My success had come from being one of the first to ship a product for the Mac in 1984, and then having the ability and courage to stick with it through a couple of bad years. This had endeared me to people at Apple. I knew a lot of the top execs there. They all used my software. It seemed natural to me that I'd continue my career at Apple, instead of as an outside developer.

I knew the reality that the world didn't, that being independent was a precarious existence. It was either feast or famine, but mostly famine. I wanted the security of a regular paycheck, health plan, an office, a boss even. And I wanted the benefit of shipping my software to all those people who used Macs. Instead of reaching a small fraction of the users, my software would reach them all, I reasoned. I envied the people who worked at Apple. (I would find out much later that they envied me too.)

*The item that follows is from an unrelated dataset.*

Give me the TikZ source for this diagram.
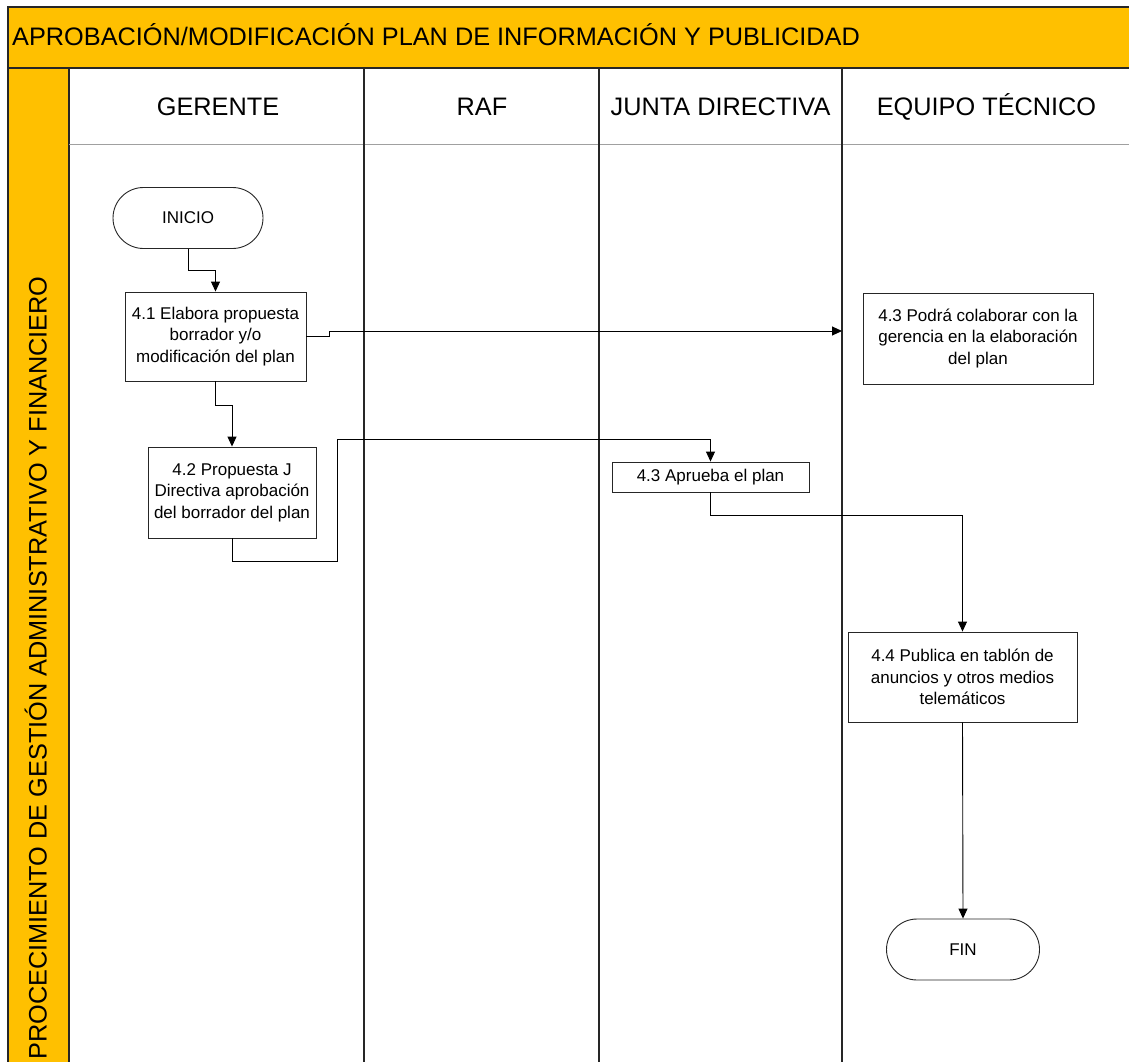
\documentclass[tikz,border=0pt]{standalone}
\usepackage{fontspec}
\setmainfont{Liberation Sans}
\usetikzlibrary{arrows.meta,shapes.misc,calc}

\definecolor{bandorange}{HTML}{FFC000}
\definecolor{headline}{HTML}{A0A0A0}

\begin{document}
\begin{tikzpicture}[x=1pt,y=-1pt,
  stepbox/.style={draw=black!85, line width=0.9pt, fill=white, inner sep=0pt,
    align=center, font=\fontsize{17}{21.5}\selectfont},
  terminal/.style={stepbox, rounded rectangle},
  flow/.style={draw=black, line width=0.9pt, -{Triangle[length=10pt,width=9pt]}},
  lane/.style={draw=black!85, line width=1.3pt},
  bigtext/.style={font=\fontsize{25.3}{30}\selectfont, inner sep=0pt}
]
\useasboundingbox (0,0) rectangle (1129,1062);

% swimlane frame
\begin{scope}
  \clip (0,0) rectangle (1129,1062);
  \fill[white] (0,0) rectangle (1129,1062);
  \filldraw[fill=bandorange, draw=black!85, line width=1.3pt] (8,7) rectangle (1140,68);
  \filldraw[fill=bandorange, draw=black!85, line width=1.3pt] (8,68) rectangle (69,1080);
  \draw[headline, line width=1pt] (69,144) -- (1140,144);
  \foreach \x in {364,599,842} \draw[lane] (\x,68) -- (\x,1080);
\end{scope}

% titles
\node[bigtext, anchor=base west] (title) at (12,46)
  {APROBACIÓN/MODIFICACIÓN PLAN DE INFORMACIÓN Y PUBLICIDAD};
\node[bigtext, anchor=base west, rotate=90] (proc) at (46.5,1060)
  {PROCECIMIENTO DE GESTIÓN ADMINISTRATIVO Y FINANCIERO};
\node[bigtext, anchor=base] (hGer) at (218,116) {GERENTE};
\node[bigtext, anchor=base] (hRaf) at (482,116) {RAF};
\node[bigtext, anchor=base] (hJun) at (720.5,116) {JUNTA DIRECTIVA};
\node[bigtext, anchor=base] (hEq) at (986.5,116) {EQUIPO TÉCNICO};

% steps
\node[terminal, minimum width=150, minimum height=61] (inicio) at (188,218) {INICIO};
\node[stepbox, minimum width=181, minimum height=89] (s41) at (215.5,336.5)
  {4.1 Elabora propuesta\\borrador y/o\\modificación del plan};
\node[stepbox, minimum width=168, minimum height=91] (s42) at (232,492.5)
  {4.2 Propuesta J\\Directiva aprobación\\del borrador del plan};
\node[stepbox, minimum width=197, minimum height=30] (s43a) at (710.5,477)
  {4.3 Aprueba el plan};
\node[stepbox, minimum width=230, minimum height=91] (s43b) at (978,338.5)
  {4.3 Podrá colaborar con la\\gerencia en la elaboración\\del plan};
\node[stepbox, minimum width=229, minimum height=90] (s44) at (962.5,677)
  {4.4 Publica en tablón de\\anuncios y otros medios\\telemáticos};
\node[terminal, minimum width=153, minimum height=61] (fin) at (963,949.5) {FIN};

\coordinate (c43in) at (842,331);

% connectors
\draw[flow] (inicio.south) -- ++(0,21) -| (s41.north);
\draw[flow] (s41.south) -- ++(0,24) -| (s42.north);
\draw[flow] (s41.east) -- ++(23,0) -- ++(0,-5.5) -- (c43in);
\draw[flow] (s42.south) -- ++(0,23) -| (337.5,439) -| (s43a.north);
\draw[flow] (s43a.south) -- ++(0,23) -| (s44.north);
\draw[flow] (s44.south) -- (fin.north);
\end{tikzpicture}
\end{document}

One of my Apple friends, a top exec named Jean-Louis Gassée, said I should not work at Apple. A witty Frenchman, he explained I would not like to see how the sausage was made. He said it in a funnier way. It would be better for everyone he said if I continued to be independent. But I persisted. And nothing good came from that persistence. As convinced as I was that I should be "inside," the big company culture at Apple, contrary to the hype, prevented individuals from being powerful. Even if people were brilliant and driven, there was only so much a person could do.

A few years later, after developing a product that should have been system software, and being copied by Apple, my small team of three people met with the team at Apple that was doing what we did. We sat in a corner of a supersized conference room. The Apple people filled the room. There must have been 30 people there who did less than what we did. No matter, we eventually had to give up. There was no way to co-exist. They didn't want us there, even though they said they did. And when the platform vendor doesn't want you there, you won't be. 

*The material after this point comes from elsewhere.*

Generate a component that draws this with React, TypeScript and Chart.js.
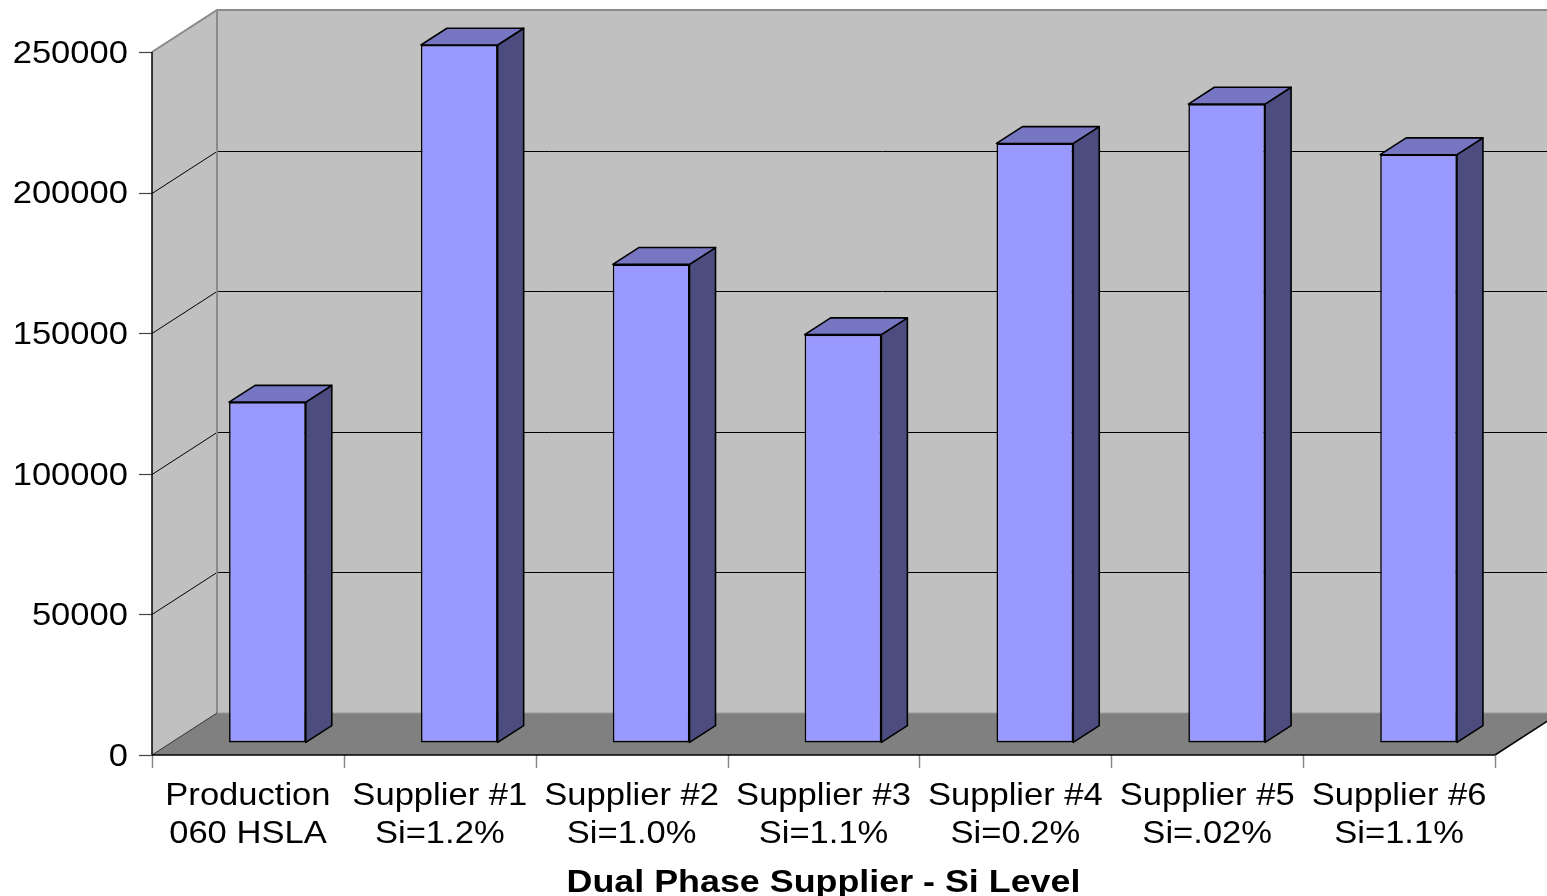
import React, { useEffect, useRef } from "react";
import { Chart, registerables } from "chart.js";

Chart.register(...registerables);

// ---- data ----
const categories: string[][] = [
  ["Production", "060 HSLA"],
  ["Supplier #1", "Si=1.2%"],
  ["Supplier #2", "Si=1.0%"],
  ["Supplier #3", "Si=1.1%"],
  ["Supplier #4", "Si=0.2%"],
  ["Supplier #5", "Si=.02%"],
  ["Supplier #6", "Si=1.1%"],
];
const values: number[] = [121000, 248000, 170000, 145000, 213000, 227000, 209000];
const yMin = 0;
const yMax = 250000;
const yStep = 50000;
const xAxisTitle = "Dual Phase Supplier - Si Level";

// ---- style ----
const DEPTH_X = 65;
const DEPTH_Y = -42;
const BAR_FRONT = 0.3;
const BAR_DEPTH = 0.4;
const FONT = '"Liberation Sans", Arial, sans-serif';
const STRETCH = 1.08;
const TITLE_STRETCH = 1.12;
const WALL = "#C0C0C0";
const FLOOR = "#808080";
const BAR_FRONT_COLOR = "#9999FF";
const BAR_TOP_COLOR = "#7676C2";
const BAR_SIDE_COLOR = "#4C4C7E";

function poly(ctx: CanvasRenderingContext2D, pts: number[][], fill?: string, stroke?: string, lw = 1) {
  ctx.beginPath();
  ctx.moveTo(pts[0][0], pts[0][1]);
  for (let i = 1; i < pts.length; i++) ctx.lineTo(pts[i][0], pts[i][1]);
  ctx.closePath();
  if (fill) {
    ctx.fillStyle = fill;
    ctx.fill();
  }
  if (stroke) {
    ctx.strokeStyle = stroke;
    ctx.lineWidth = lw;
    ctx.stroke();
  }
}

function line(ctx: CanvasRenderingContext2D, pts: number[][], color: string, lw: number) {
  ctx.beginPath();
  ctx.moveTo(pts[0][0], pts[0][1]);
  for (let i = 1; i < pts.length; i++) ctx.lineTo(pts[i][0], pts[i][1]);
  ctx.strokeStyle = color;
  ctx.lineWidth = lw;
  ctx.stroke();
}

function stretchedText(
  ctx: CanvasRenderingContext2D,
  text: string,
  x: number,
  y: number,
  align: CanvasTextAlign,
  font: string,
  stretch: number
) {
  ctx.save();
  ctx.translate(x, y);
  ctx.scale(stretch, 1);
  ctx.font = font;
  ctx.textAlign = align;
  ctx.textBaseline = "middle";
  ctx.fillStyle = "#000";
  ctx.fillText(text, 0, 0);
  ctx.restore();
}

const excel3d = {
  id: "excel3d",
  beforeDatasetsDraw(chart: any) {
    const ctx: CanvasRenderingContext2D = chart.ctx;
    const { left: L, right: R, top: T, bottom: B } = chart.chartArea;
    const ys = chart.scales.y;
    const dx = DEPTH_X,
      dy = DEPTH_Y;
    ctx.save();
    ctx.lineJoin = "miter";
    // walls
    poly(ctx, [[L, T], [L + dx, T + dy], [L + dx, B + dy], [L, B]], WALL);
    poly(ctx, [[L + dx, T + dy], [R + dx, T + dy], [R + dx, B + dy], [L + dx, B + dy]], WALL);
    // floor
    poly(ctx, [[L, B], [L + dx, B + dy], [R + dx, B + dy], [R, B]], FLOOR);
    line(ctx, [[L + dx, B + dy], [R + dx, B + dy]], "#9A9A9A", 1);
    // gridlines
    ys.ticks.forEach((t: any) => {
      if (t.value <= yMin || t.value >= yMax) return;
      const y = Math.round(ys.getPixelForValue(t.value)) + 0.5;
      line(ctx, [[L, y], [L + dx, y + dy], [R + dx, y + dy]], "#000", 1);
    });
    // wall edges
    line(ctx, [[L, T], [L + dx, T + dy], [R + dx, T + dy]], "#8A8A8A", 2);
    line(ctx, [[L + dx, T + dy], [L + dx, B + dy]], "#8A8A8A", 2);
    line(ctx, [[L, B], [L + dx, B + dy]], "#333", 1);
    line(ctx, [[R, B], [R + dx, B + dy]], "#000", 1.5);
    // y ticks
    ys.ticks.forEach((t: any) => {
      const y = Math.round(ys.getPixelForValue(t.value)) + 0.5;
      line(ctx, [[L - 13, y], [L, y]], "#444", 1.2);
    });
    // x ticks
    const n = categories.length;
    for (let i = 0; i <= n; i++) {
      const x = Math.round(L + ((R - L) * i) / n) + 0.5;
      line(ctx, [[x, B], [x, B + 13]], "#888", 1.5);
    }
    // axis lines
    line(ctx, [[L, T], [L, B]], "#000", 1.5);
    line(ctx, [[L, B], [R, B]], "#000", 1.5);
    ctx.restore();

    ctx.save();
    ctx.translate(DEPTH_X * BAR_FRONT, DEPTH_Y * BAR_FRONT);
  },
  afterDatasetsDraw(chart: any) {
    const ctx: CanvasRenderingContext2D = chart.ctx;
    ctx.restore();
    const ox = DEPTH_X * BAR_FRONT,
      oy = DEPTH_Y * BAR_FRONT;
    const sx = DEPTH_X * BAR_DEPTH,
      sy = DEPTH_Y * BAR_DEPTH;
    ctx.save();
    ctx.lineJoin = "round";
    chart.getDatasetMeta(0).data.forEach((el: any) => {
      const p = el.getProps(["x", "y", "base", "width"], true);
      const left = p.x - p.width / 2 + ox;
      const right = p.x + p.width / 2 + ox;
      const top = Math.min(p.y, p.base) + oy;
      const bottom = Math.max(p.y, p.base) + oy;
      poly(ctx, [[right, top], [right + sx, top + sy], [right + sx, bottom + sy], [right, bottom]], BAR_SIDE_COLOR, "#000", 1.6);
      poly(ctx, [[left, top], [left + sx, top + sy], [right + sx, top + sy], [right, top]], BAR_TOP_COLOR, "#000", 1.6);
    });
    ctx.restore();
  },
  afterDraw(chart: any) {
    const ctx: CanvasRenderingContext2D = chart.ctx;
    const { left: L, right: R, bottom: B } = chart.chartArea;
    const ys = chart.scales.y;
    const xs = chart.scales.x;
    const font = `32px ${FONT}`;
    ys.ticks.forEach((t: any) => {
      const y = ys.getPixelForValue(t.value);
      stretchedText(ctx, String(t.value), L - 24, y + 2, "right", font, STRETCH);
    });
    categories.forEach((lab, i) => {
      const x = xs.getPixelForValue(i);
      lab.forEach((s, j) => {
        stretchedText(ctx, s, x, B + 41 + j * 38, "center", font, STRETCH);
      });
    });
    stretchedText(ctx, xAxisTitle, (L + R) / 2, B + 128, "center", `bold 32px ${FONT}`, TITLE_STRETCH);
  },
};

export default function App() {
  const ref = useRef<HTMLCanvasElement | null>(null);
  useEffect(() => {
    if (!ref.current) return;
    const chart = new Chart(ref.current, {
      type: "bar",
      data: {
        labels: categories,
        datasets: [
          {
            data: values,
            backgroundColor: BAR_FRONT_COLOR,
            borderColor: "#000",
            borderWidth: 1.6,
            borderSkipped: false,
            barPercentage: 0.4,
            categoryPercentage: 1.0,
            clip: false as any,
          },
        ],
      },
      options: {
        responsive: false,
        animation: false,
        devicePixelRatio: 1,
        layout: { padding: { left: 152, top: 52, right: 52, bottom: 141 } },
        plugins: { legend: { display: false }, tooltip: { enabled: false }, title: { display: false } },
        scales: {
          x: { display: false },
          y: { display: false, min: yMin, max: yMax, ticks: { stepSize: yStep } },
        },
      },
      plugins: [excel3d],
    });
    return () => chart.destroy();
  }, []);
  return (
    <div style={{ position: "absolute", left: 0, top: 0, width: 1547, height: 896, background: "#fff" }}>
      <canvas ref={ref} width={1547} height={896} style={{ display: "block" }} />
    </div>
  );
}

I tell this story now, as I'm getting ready to go to a journalism conference in Italy, six timezones away. I see journalism making the same mistake I made in the early 90s. They look at the advantages what they call the "platforms" have over trying to make a go of it independently. They want those advantages. But also like me in the 80s, they want to keep their independence. They want to be mavericks, Woodwards and Bernsteins, and, at the same time, be paid by the people and companies they will have to challenge. 

I know tech culture now in a way I didn't then. Gassée probably thought I'd have to learn the lesson myself back in 1988, but he shared the learning anyway. There was no way to bring independence into a large company. It just doesn't work that way. If you want to be independent, you have to make your own way. Independence means the same thing no matter what direction you approach it from. 

I know I can't convince journalism to give up on getting the tech industry to make it easy for them, so I'm pitching a different idea. Have a backup plan, in case it doesn't work out with Facebook. The open web is here for you to use as an alternate distribution system. It's nice to have Disneyland and Yellowstone. Time-Warner Center and Central Park. Corporate-owned spaces and open spaces. They need each other. And journalism, done right, belongs more to the open spaces than the corporate spaces. 

Facebook and the open web. 

The web can't give journalism the money Facebook can, if that's what Facebook did. But we can find a way to make journalism work in the open context, one that supports independence, and imho is much closer to the way journalism, when it's done right, works. 

Dave

PS: In hindsight, I couldn't have developed blogging, RSS and podcasting inside Apple. Unthinkable. Apple came at the web from the opposite direction, viewing the world as elite creators providing vision and products to a mass of consumers. My philosophy, more in line with the original Apple view, and the original vision of the web, was to view everyone as both a creator and a consumer. I think this is the struggle inside journalism as well, long-term. And the reason Facebook has all the money, imho, is that they embraced the non-elite view, that the technology enables. 

PPS: In 1995, one of my first blog posts attempted to define the word platform. Mostly people had been using the word intuitively. Powerful idea. Worth understanding. 

PPPS: A couple of years after that I came to see the Internet as the platform without a platform vendor. It's the only place the platform vendor can't screw with developers, because there is no platform vendor. I went ahead and did all the things I wanted to do at Apple, for the web. In the end it worked out. 

PPPPS: But there's still more work to do.